The struggle often comes from it being unclear how you should divide the work up. If you feel like you aren't contributing because your home business isn't bringing in much money yet, you're going to feel bad if the hours you work keep you away from keeping a perfect house. Yet you can be working long hours trying your best to make it work, and simply not have the time or the energy to do it all yourself.

I know I'm good at giving myself a guilt trip every time the house is a mess and I feel that I'm too busy to clean it up. Sometimes I think feeling guilty is simpler than feeling good about what I've achieved. After all, I can always compare myself to people who are doing better.

Somehow it seems to be easier for most of us to compare ourselves to those who do better than to recognize what we have achieved. There are all the things we dream about accomplishing, after all. Looking at what others have managed to do as we struggle along is just the way things go.

One thing all families should do is figure out who will be responsible for what. Working in or out of the home shouldn't matter so much as the fact that one is working. That's not always the reality of people's expectations, but it's a nice goal.

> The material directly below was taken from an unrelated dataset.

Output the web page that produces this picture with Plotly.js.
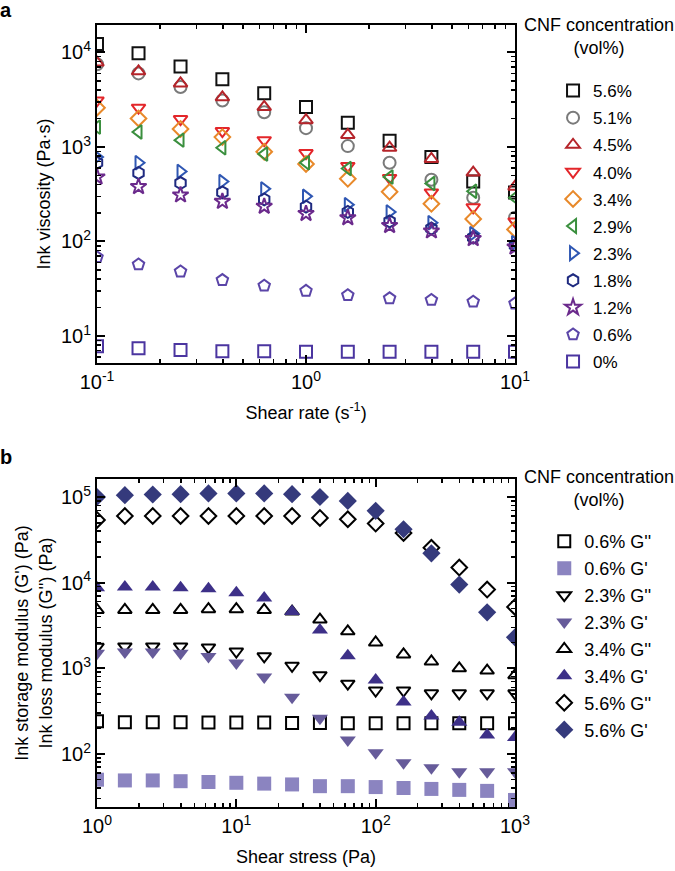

Get your spouse involved. Get the kids involved. Don't let all the housework fall on one pair of shoulders.

Figure out what you will do at which times. Housework that needs to be done can be scheduled just like anything in your home business.

How well all of this works can tell you a lot about how supportive your spouse is of your working at home. If you both work a similar number of hours, yet you're at home and expected to do a significantly larger chunk of the housework, you may need to have a talk to make sure that what you do is being taken seriously. Sometimes it's not. Other times it will just be that your spouse hasn't quite realized how much work you're doing.

And if you're earning enough and feel so inclined, hire a maid service to come once a week or so to do some of the heavy duty cleaning for you. This can be really helpful. If you're earning enough it will be well worth the money. Sometimes it's worth it even if you aren't earning that much but need a break from feeling like you need to get that housework done.

There are a lot of stresses that come from working at home that other people don't always recognize. The part of it related to a clean house can be controlled somewhat with a little effort.